Select lines where the word "diagram" appears.
┄┄┄┄┄┄
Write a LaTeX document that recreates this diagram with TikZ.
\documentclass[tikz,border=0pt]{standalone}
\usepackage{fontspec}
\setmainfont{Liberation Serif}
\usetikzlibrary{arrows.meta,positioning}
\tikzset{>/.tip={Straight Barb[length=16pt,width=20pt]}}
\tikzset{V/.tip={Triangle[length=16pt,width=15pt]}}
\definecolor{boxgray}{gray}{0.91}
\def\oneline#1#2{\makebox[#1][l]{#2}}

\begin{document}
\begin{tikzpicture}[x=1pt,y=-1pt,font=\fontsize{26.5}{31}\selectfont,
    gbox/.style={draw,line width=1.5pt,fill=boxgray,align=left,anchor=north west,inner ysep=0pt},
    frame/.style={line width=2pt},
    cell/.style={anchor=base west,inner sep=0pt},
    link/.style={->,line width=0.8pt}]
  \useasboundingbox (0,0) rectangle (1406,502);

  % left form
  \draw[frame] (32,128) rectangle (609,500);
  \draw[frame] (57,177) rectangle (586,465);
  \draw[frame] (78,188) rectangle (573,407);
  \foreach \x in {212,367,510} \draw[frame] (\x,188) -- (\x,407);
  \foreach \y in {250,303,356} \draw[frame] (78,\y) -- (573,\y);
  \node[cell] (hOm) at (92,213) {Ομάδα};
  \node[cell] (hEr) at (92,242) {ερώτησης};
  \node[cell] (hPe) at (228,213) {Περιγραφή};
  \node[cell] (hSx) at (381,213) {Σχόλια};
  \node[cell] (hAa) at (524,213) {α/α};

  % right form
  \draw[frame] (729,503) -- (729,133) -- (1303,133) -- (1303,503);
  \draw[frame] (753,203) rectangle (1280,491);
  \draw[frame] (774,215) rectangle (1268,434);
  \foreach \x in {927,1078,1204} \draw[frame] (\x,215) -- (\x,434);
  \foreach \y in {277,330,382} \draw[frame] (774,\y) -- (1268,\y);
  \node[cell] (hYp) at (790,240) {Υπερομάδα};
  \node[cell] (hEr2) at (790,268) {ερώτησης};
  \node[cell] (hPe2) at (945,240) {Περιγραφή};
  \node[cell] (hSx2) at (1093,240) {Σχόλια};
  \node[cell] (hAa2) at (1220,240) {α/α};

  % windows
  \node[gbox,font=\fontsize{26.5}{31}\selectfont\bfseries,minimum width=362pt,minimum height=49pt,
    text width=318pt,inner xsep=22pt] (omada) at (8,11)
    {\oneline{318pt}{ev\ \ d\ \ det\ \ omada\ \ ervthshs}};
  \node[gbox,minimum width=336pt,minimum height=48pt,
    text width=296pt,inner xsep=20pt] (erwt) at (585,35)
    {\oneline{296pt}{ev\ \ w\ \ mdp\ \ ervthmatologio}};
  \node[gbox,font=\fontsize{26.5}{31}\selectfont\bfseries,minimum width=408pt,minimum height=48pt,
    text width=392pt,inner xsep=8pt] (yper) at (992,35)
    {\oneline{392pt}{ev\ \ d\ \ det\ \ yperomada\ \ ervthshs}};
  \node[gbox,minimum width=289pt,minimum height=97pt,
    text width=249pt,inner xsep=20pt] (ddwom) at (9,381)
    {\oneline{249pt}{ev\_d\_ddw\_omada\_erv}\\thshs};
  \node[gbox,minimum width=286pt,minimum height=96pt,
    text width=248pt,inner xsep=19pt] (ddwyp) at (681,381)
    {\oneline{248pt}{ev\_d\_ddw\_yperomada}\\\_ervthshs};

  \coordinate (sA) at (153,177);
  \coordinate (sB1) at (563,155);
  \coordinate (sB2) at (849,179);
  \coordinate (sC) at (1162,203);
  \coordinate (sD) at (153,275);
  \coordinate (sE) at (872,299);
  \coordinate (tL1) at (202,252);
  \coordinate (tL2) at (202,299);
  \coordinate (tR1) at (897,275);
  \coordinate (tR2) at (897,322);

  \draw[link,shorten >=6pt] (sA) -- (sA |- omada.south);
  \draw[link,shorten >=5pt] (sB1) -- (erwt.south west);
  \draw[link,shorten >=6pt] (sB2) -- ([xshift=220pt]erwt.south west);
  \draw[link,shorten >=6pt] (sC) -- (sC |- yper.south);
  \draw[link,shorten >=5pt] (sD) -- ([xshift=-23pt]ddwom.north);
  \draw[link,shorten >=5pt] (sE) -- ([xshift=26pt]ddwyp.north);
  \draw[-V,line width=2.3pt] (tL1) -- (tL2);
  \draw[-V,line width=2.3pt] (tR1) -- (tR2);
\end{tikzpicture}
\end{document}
┄┄┄┄┄┄
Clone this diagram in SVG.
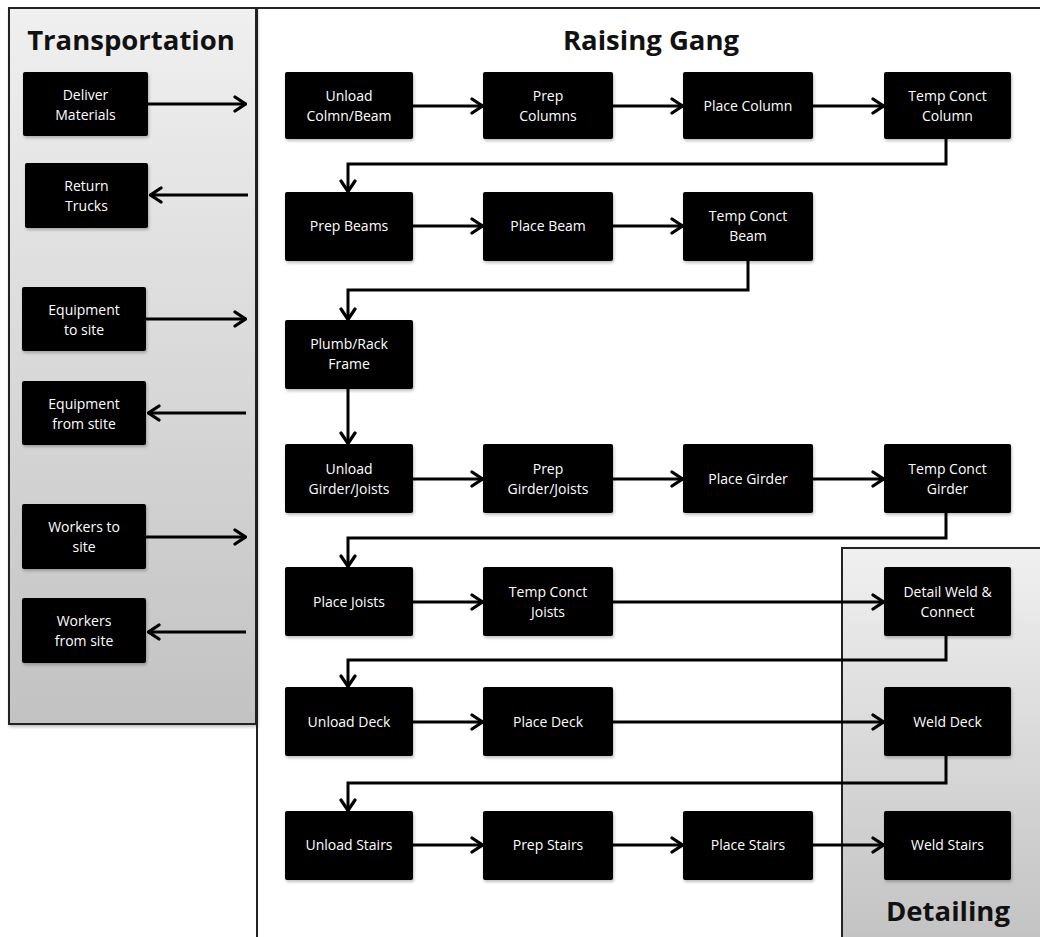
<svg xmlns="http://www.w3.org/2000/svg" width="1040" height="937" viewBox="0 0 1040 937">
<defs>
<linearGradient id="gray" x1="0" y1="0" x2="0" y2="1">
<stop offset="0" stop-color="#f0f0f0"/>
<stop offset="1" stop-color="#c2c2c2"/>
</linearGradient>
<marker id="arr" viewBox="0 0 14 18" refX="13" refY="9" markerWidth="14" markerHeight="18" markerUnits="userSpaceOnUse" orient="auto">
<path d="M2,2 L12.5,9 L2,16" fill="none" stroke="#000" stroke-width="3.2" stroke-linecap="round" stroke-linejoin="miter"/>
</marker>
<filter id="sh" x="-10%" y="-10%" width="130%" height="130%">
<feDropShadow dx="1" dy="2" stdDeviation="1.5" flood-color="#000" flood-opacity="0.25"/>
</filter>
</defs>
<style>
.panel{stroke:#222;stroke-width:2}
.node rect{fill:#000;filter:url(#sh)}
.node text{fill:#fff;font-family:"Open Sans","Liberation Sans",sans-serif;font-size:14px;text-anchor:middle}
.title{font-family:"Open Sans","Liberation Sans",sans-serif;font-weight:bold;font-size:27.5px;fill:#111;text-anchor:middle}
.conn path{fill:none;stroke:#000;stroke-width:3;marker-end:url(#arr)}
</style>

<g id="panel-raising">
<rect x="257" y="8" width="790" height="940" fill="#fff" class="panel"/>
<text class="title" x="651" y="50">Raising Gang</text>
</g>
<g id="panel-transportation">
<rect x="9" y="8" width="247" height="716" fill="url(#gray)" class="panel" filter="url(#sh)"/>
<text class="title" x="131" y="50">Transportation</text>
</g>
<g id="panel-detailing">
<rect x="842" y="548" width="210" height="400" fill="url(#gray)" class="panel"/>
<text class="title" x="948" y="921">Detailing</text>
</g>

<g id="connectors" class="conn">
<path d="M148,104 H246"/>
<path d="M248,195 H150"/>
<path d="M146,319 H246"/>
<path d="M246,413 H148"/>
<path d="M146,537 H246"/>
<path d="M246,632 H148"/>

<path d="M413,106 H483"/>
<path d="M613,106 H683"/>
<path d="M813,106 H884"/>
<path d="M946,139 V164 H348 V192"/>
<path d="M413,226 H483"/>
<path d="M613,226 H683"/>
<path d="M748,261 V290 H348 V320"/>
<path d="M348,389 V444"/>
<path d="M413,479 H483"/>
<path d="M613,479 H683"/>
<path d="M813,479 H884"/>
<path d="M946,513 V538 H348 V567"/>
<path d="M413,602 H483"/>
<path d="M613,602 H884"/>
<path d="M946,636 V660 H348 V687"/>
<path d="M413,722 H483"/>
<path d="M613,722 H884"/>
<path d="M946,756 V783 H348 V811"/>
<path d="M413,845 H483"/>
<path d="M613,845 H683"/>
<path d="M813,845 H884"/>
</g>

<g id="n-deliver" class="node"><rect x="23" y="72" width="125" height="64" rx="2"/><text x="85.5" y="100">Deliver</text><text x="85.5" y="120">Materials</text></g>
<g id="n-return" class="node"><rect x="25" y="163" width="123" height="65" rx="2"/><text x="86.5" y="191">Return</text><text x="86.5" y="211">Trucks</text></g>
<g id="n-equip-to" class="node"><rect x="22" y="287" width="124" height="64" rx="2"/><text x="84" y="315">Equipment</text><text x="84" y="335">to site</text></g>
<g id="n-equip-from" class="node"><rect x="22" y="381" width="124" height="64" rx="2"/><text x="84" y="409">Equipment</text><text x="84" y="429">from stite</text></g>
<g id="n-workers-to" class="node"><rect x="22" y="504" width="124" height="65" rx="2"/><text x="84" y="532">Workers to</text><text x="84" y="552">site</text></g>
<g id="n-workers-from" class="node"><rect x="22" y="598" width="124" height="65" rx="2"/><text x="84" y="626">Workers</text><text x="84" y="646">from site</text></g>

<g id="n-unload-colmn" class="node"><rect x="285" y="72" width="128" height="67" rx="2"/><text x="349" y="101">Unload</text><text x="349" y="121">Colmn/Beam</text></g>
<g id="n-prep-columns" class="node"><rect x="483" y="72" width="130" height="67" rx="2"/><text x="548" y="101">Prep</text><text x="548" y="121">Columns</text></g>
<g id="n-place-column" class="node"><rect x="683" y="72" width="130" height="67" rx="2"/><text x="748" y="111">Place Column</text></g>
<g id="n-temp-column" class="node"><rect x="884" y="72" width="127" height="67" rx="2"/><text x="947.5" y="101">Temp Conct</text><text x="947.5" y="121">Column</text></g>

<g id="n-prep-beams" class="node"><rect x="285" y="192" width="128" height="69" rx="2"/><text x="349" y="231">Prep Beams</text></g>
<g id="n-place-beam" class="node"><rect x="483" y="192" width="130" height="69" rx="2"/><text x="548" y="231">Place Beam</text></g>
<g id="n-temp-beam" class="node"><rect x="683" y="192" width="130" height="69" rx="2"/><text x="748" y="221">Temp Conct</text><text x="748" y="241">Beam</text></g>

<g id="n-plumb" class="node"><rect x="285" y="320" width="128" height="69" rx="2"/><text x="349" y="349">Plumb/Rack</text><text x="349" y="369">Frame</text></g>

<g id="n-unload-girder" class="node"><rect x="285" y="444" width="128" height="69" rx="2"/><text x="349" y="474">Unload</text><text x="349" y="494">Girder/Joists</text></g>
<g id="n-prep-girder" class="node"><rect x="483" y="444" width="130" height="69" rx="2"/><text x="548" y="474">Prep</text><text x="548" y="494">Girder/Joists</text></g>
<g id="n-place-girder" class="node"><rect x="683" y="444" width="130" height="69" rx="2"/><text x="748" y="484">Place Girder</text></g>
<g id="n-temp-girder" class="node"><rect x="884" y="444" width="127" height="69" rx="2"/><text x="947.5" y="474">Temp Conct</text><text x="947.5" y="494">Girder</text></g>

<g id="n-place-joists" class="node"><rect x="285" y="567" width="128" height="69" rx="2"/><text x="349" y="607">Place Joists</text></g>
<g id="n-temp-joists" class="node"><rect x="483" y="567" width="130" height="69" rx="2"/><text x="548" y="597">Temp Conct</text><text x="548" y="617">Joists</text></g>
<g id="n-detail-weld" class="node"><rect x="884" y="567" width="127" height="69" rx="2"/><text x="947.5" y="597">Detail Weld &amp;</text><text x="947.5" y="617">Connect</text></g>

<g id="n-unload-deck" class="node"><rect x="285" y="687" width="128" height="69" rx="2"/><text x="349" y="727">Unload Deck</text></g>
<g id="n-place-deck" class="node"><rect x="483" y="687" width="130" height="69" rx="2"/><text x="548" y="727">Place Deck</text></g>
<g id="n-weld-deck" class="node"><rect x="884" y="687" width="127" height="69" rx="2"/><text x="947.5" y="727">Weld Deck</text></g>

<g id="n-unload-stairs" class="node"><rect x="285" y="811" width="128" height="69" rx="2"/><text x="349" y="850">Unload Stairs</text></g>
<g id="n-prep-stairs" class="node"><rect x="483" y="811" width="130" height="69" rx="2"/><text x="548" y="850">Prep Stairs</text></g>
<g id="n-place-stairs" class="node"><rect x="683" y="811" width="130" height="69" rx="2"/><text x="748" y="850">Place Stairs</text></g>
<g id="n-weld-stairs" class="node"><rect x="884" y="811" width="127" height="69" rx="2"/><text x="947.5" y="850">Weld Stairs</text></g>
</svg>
┄┄┄┄┄┄
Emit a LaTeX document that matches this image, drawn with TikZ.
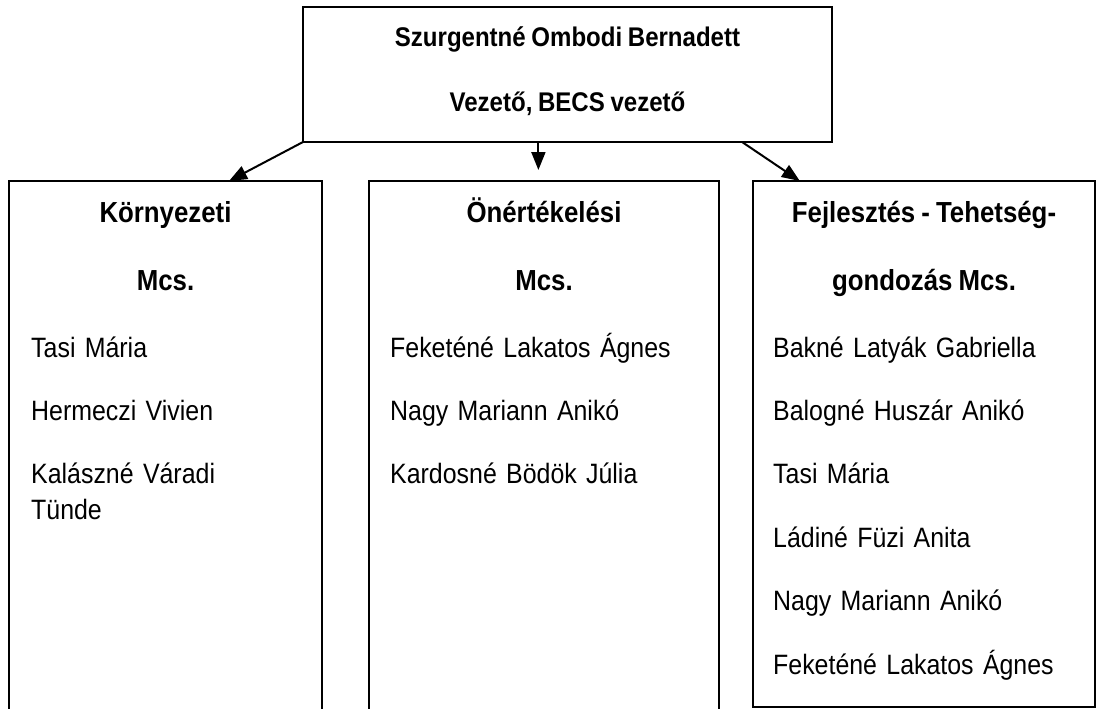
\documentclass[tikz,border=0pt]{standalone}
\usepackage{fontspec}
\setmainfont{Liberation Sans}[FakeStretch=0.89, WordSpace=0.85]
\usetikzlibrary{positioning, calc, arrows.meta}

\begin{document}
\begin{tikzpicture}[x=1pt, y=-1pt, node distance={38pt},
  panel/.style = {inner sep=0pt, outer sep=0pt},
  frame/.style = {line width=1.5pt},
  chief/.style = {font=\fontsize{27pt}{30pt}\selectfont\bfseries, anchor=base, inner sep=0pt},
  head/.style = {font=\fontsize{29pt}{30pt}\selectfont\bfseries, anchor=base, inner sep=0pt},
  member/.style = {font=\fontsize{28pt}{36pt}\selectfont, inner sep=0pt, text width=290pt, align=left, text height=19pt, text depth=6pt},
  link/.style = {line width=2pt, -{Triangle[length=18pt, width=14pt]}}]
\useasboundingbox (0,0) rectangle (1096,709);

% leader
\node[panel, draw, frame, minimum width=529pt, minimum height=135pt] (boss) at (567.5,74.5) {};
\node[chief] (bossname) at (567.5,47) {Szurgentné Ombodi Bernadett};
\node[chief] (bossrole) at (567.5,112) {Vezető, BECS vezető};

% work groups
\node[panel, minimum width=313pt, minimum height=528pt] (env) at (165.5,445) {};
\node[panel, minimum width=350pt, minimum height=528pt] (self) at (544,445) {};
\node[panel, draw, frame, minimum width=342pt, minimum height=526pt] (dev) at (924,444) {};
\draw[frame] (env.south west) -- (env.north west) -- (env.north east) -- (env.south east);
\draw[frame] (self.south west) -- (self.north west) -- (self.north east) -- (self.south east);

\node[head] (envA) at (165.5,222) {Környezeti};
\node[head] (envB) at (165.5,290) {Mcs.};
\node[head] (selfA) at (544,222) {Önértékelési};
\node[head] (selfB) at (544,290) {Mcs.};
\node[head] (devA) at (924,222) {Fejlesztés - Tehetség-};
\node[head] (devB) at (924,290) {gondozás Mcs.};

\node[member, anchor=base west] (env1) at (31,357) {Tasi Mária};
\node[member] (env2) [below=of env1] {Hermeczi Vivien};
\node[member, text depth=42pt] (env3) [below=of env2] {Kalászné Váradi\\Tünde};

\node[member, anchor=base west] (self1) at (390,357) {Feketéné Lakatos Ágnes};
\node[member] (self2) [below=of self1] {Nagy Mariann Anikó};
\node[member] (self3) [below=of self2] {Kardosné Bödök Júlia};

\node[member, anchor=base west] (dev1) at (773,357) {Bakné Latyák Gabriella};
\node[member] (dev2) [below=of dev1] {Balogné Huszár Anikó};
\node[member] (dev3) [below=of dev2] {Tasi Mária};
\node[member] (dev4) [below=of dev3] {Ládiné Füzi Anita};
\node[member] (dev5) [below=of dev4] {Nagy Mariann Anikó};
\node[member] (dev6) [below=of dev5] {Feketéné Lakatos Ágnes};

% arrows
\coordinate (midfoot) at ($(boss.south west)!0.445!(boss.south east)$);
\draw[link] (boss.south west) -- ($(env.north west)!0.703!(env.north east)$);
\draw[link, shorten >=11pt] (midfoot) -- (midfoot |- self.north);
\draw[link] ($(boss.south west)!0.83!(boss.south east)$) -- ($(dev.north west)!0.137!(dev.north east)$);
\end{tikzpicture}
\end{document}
┄┄┄┄┄┄
* [COMPLETE ANSWER]
Write a LaTeX document that recreates this diagram with TikZ.
Clone this diagram in SVG.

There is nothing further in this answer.